# Your instructions
Your output is the lines from the first one to the one containing "ax.set_zorder(2)", repeated exactly, with images left out.

# Data provided
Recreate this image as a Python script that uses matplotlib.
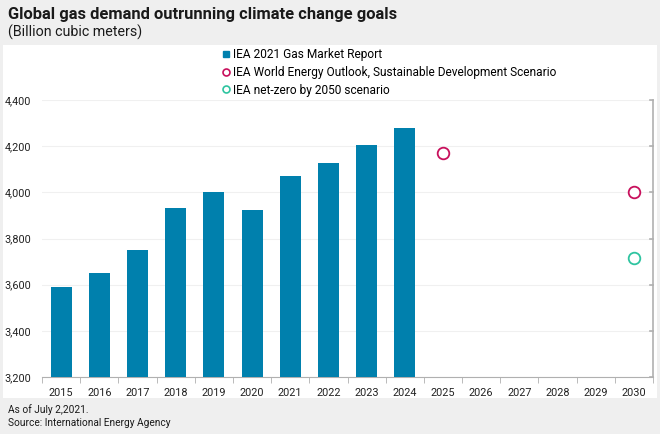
import matplotlib.pyplot as plt
from matplotlib.patches import Rectangle
from matplotlib.lines import Line2D
from matplotlib.ticker import FuncFormatter

plt.rcParams['font.family'] = ['Roboto', 'DejaVu Sans']

# data
years = ['2015', '2016', '2017', '2018', '2019', '2020', '2021', '2022',
         '2023', '2024', '2025', '2026', '2027', '2028', '2029', '2030']
gmr_years = years[:10]
gmr_values = [3590, 3650, 3750, 3932, 4000, 3924, 4070, 4127, 4205, 4279]
sds_years = ['2025', '2030']
sds_values = [4170, 4000]
nz_years = ['2030']
nz_values = [3715]

bar_color = '#0080ad'
sds_color = '#c8105c'
nz_color = '#2ec4a0'
axis_gray = '#b0b0b0'

fig = plt.figure(figsize=(6.6, 4.34), dpi=100)
fig.patch.set_facecolor('#efefef')

# white panel behind the chart
fig.patches.append(Rectangle((3 / 660, 1 - 398 / 434), 654 / 660, 353 / 434,
                             transform=fig.transFigure, facecolor='white',
                             edgecolor='none', zorder=-5))

ax = fig.add_axes([42 / 660, 1 - 377 / 434, 611 / 660, 277 / 434])
ax.set_facecolor('none')
ax.set_zorder(2)

xpos = {y: i for i, y in enumerate(years)}
ax.bar([xpos[y] for y in gmr_years], [v - 3200 for v in gmr_values],
       bottom=3200, width=0.55, color=bar_color, zorder=3)
ax.scatter([xpos[y] for y in sds_years], sds_values, s=70, facecolors='white',
           edgecolors=sds_color, linewidths=1.3, zorder=4)
ax.scatter([xpos[y] for y in nz_years], nz_values, s=70, facecolors='white',
           edgecolors=nz_color, linewidths=1.3, zorder=4)

ax.set_xlim(-0.5, len(years) - 0.5)
ax.set_ylim(3200, 4400)
ax.set_yticks(range(3200, 4401, 200))
ax.yaxis.set_major_formatter(FuncFormatter(lambda v, p: f'{int(v):,}'))
ax.set_xticks(range(len(years)))
ax.set_xticklabels(years)
ax.set_xticks([i - 0.5 for i in range(len(years) + 1)], minor=True)

ax.grid(axis='y', color='#f0f0f0', linewidth=0.8, zorder=0)
for s in ['top', 'left']:
    ax.spines[s].set_visible(False)
ax.spines['bottom'].set_color(axis_gray)
ax.spines['right'].set_color(axis_gray)
ax.spines['right'].set_linewidth(1.2)

ax.tick_params(axis='x', which='major', length=0, pad=8, labelsize=7.8,
               colors='#222222')
ax.tick_params(axis='x', which='minor', length=4, color=axis_gray)
ax.tick_params(axis='y', length=0, pad=8, labelsize=7.8, colors='#222222')

# right-side small ticks at gridlines
for v in range(3200, 4401, 200):
    ax.plot([len(years) - 0.5 - 0.08, len(years) - 0.5], [v, v],
            color=axis_gray, lw=1.2, clip_on=False, zorder=5)

handles = [
    Line2D([], [], marker='s', ls='none', color=bar_color, markersize=5),
    Line2D([], [], marker='o', ls='none', markerfacecolor='white',
           markeredgecolor=sds_color, markeredgewidth=1.2, markersize=5),
    Line2D([], [], marker='o', ls='none', markerfacecolor='white',
           markeredgecolor=nz_color, markeredgewidth=1.2, markersize=5),
]
labels = ['IEA 2021 Gas Market Report',
          'IEA World Energy Outlook, Sustainable Development Scenario',
          'IEA net-zero by 2050 scenario']
fig.legend(handles, labels, loc='upper left',
           bbox_to_anchor=(222 / 660, 1 - 48 / 434), frameon=False,
           fontsize=8.6, handlelength=0.6, handletextpad=0.3,
           labelspacing=0.4, borderaxespad=0, borderpad=0)

fig.text(8 / 660, 1 - 14 / 434, 'Global gas demand outrunning climate change goals',
         fontsize=11.9, fontweight='bold', va='center', ha='left', color='#1a1a1a')
fig.text(8 / 660, 1 - 32 / 434, '(Billion cubic meters)',
         fontsize=10.3, va='center', ha='left', color='#1a1a1a')
fig.text(8 / 660, 1 - 410 / 434, 'As of July 2,2021.',
         fontsize=7.3, va='center', ha='left', color='#1a1a1a')
fig.text(8 / 660, 1 - 423 / 434, 'Source: International Energy Agency',
         fontsize=7.3, va='center', ha='left', color='#1a1a1a')

fig.savefig('out.png', dpi=100, facecolor=fig.get_facecolor())
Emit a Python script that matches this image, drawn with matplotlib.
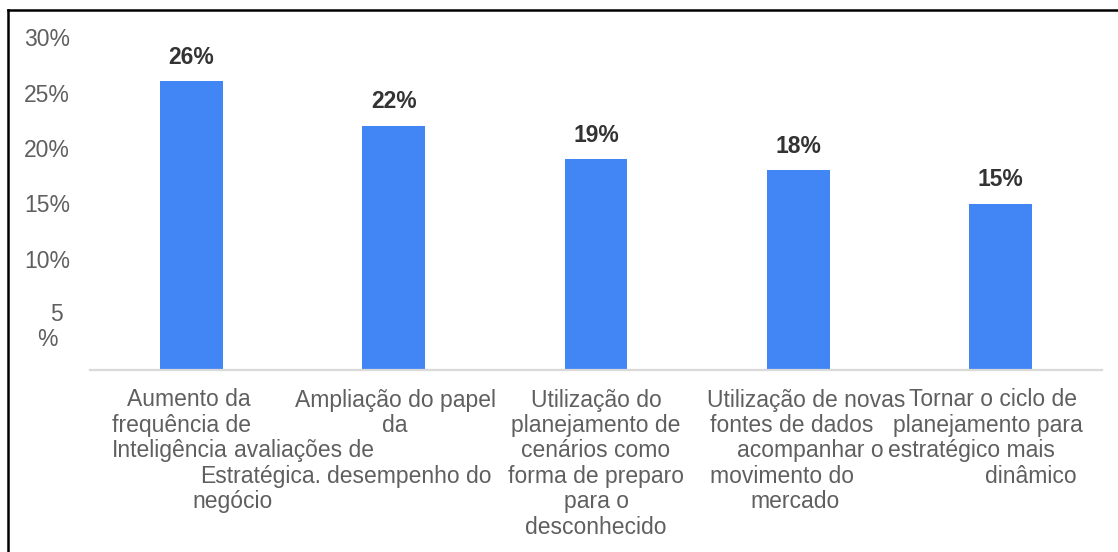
import matplotlib
matplotlib.use("Agg")
import matplotlib.pyplot as plt
from matplotlib.lines import Line2D

# --- data -------------------------------------------------------------
category_lines = [
    ["Aumento da", "frequência de", "Inteligência", "Estratégica."],
    ["Ampliação do papel", "da", "avaliações de", "desempenho do", "negócio"],
    ["Utilização do", "planejamento de", "cenários como", "forma de preparo",
     "para o", "desconhecido"],
    ["Utilização de novas", "fontes de dados", "acompanhar o", "movimento do",
     "mercado"],
    ["Tornar o ciclo de", "planejamento para", "estratégico mais", "dinâmico"],
]
values = [26, 22, 19, 18, 15]
tick_values = [0, 5, 10, 15, 20, 25, 30]
tick_labels = ["", "5\n%", "10%", "15%", "20%", "25%", "30%"]

# --- layout (pixels) --------------------------------------------------
W, H = 1118, 552
DPI = 100
PT = 72 / DPI  # pixels -> points

# left-edge offset of every label line from its category centre
line_offsets = [
    [-64, -79, -79, 9],
    [-99, -12, -160, -67, -201],
    [0, 0, 0, 0, 0, 0],
    [-91, -88, -61, -88, -48],
    [-92, -108, -113, -16],
]
line_align = ["left", "left", "center", "left", "left"]
row_first, row_step = 30, 25.4

BAR_COLOR = "#4285f4"
TEXT_GRAY = "#5f5f5f"
LABEL_DARK = "#333333"

plt.rcParams["font.family"] = ["Liberation Sans", "DejaVu Sans"]
FS = 16.5

fig = plt.figure(figsize=(W / DPI, H / DPI), dpi=DPI)
ax = fig.add_axes([90 / W, (H - 370) / H, (1102 - 90) / W, (370 - 37) / H])

x = list(range(len(values)))
ax.bar(x, values, width=0.31, color=BAR_COLOR, zorder=2)
ax.set_xlim(-0.5, len(values) - 0.5)
ax.set_ylim(0, 30)

for s in ("top", "right", "left"):
    ax.spines[s].set_visible(False)
ax.spines["bottom"].set_color("#d9d9d9")
ax.spines["bottom"].set_linewidth(1.6)

ax.set_xticks([])
ax.set_yticks(tick_values)
ax.set_yticklabels([t if "\n" not in t else "" for t in tick_labels])
ax.tick_params(axis="y", length=0, pad=20 * PT, labelsize=FS,
               labelcolor=TEXT_GRAY)

# the narrow "5 %" label wraps onto two lines
for v, t in zip(tick_values, tick_labels):
    if "\n" in t:
        top, bottom = t.split("\n")
        ax.annotate(top, (0, v), xycoords=("axes fraction", "data"),
                    xytext=(-27 * PT, 0), textcoords="offset points",
                    ha="right", va="center", fontsize=FS, color=TEXT_GRAY)
        ax.annotate(bottom, (0, v), xycoords=("axes fraction", "data"),
                    xytext=(-43 * PT, -25 * PT), textcoords="offset points",
                    ha="center", va="center", fontsize=FS, color=TEXT_GRAY)

# value labels above the bars
for xi, v in zip(x, values):
    ax.annotate(f"{v}%", (xi, v), xytext=(0, 24 * PT),
                textcoords="offset points", ha="center", va="center",
                fontsize=FS, fontweight="bold", color=LABEL_DARK)

# category labels, one line at a time below the baseline
for xi, lines, offs, ha in zip(x, category_lines, line_offsets, line_align):
    for r, (txt, dx) in enumerate(zip(lines, offs)):
        ax.annotate(txt, (xi, 0), xytext=(dx * PT, -(row_first + r * row_step) * PT),
                    textcoords="offset points", ha=ha, va="center",
                    fontsize=FS, color=TEXT_GRAY, annotation_clip=False)

# page frame (left and top edges)
fig.add_artist(Line2D([8 / W, 8 / W], [0, 1 - 10 / H], color="black", lw=1.8))
fig.add_artist(Line2D([8 / W, 1], [1 - 10 / H, 1 - 10 / H], color="black", lw=1.8))

fig.savefig("out.png", dpi=DPI)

# Expected answer
Recreate this image as a Python script that uses matplotlib.
import matplotlib.pyplot as plt
from matplotlib.patches import Rectangle
from matplotlib.lines import Line2D
from matplotlib.ticker import FuncFormatter

plt.rcParams['font.family'] = ['Roboto', 'DejaVu Sans']

# data
years = ['2015', '2016', '2017', '2018', '2019', '2020', '2021', '2022',
         '2023', '2024', '2025', '2026', '2027', '2028', '2029', '2030']
gmr_years = years[:10]
gmr_values = [3590, 3650, 3750, 3932, 4000, 3924, 4070, 4127, 4205, 4279]
sds_years = ['2025', '2030']
sds_values = [4170, 4000]
nz_years = ['2030']
nz_values = [3715]

bar_color = '#0080ad'
sds_color = '#c8105c'
nz_color = '#2ec4a0'
axis_gray = '#b0b0b0'

fig = plt.figure(figsize=(6.6, 4.34), dpi=100)
fig.patch.set_facecolor('#efefef')

# white panel behind the chart
fig.patches.append(Rectangle((3 / 660, 1 - 398 / 434), 654 / 660, 353 / 434,
                             transform=fig.transFigure, facecolor='white',
                             edgecolor='none', zorder=-5))

ax = fig.add_axes([42 / 660, 1 - 377 / 434, 611 / 660, 277 / 434])
ax.set_facecolor('none')
ax.set_zorder(2)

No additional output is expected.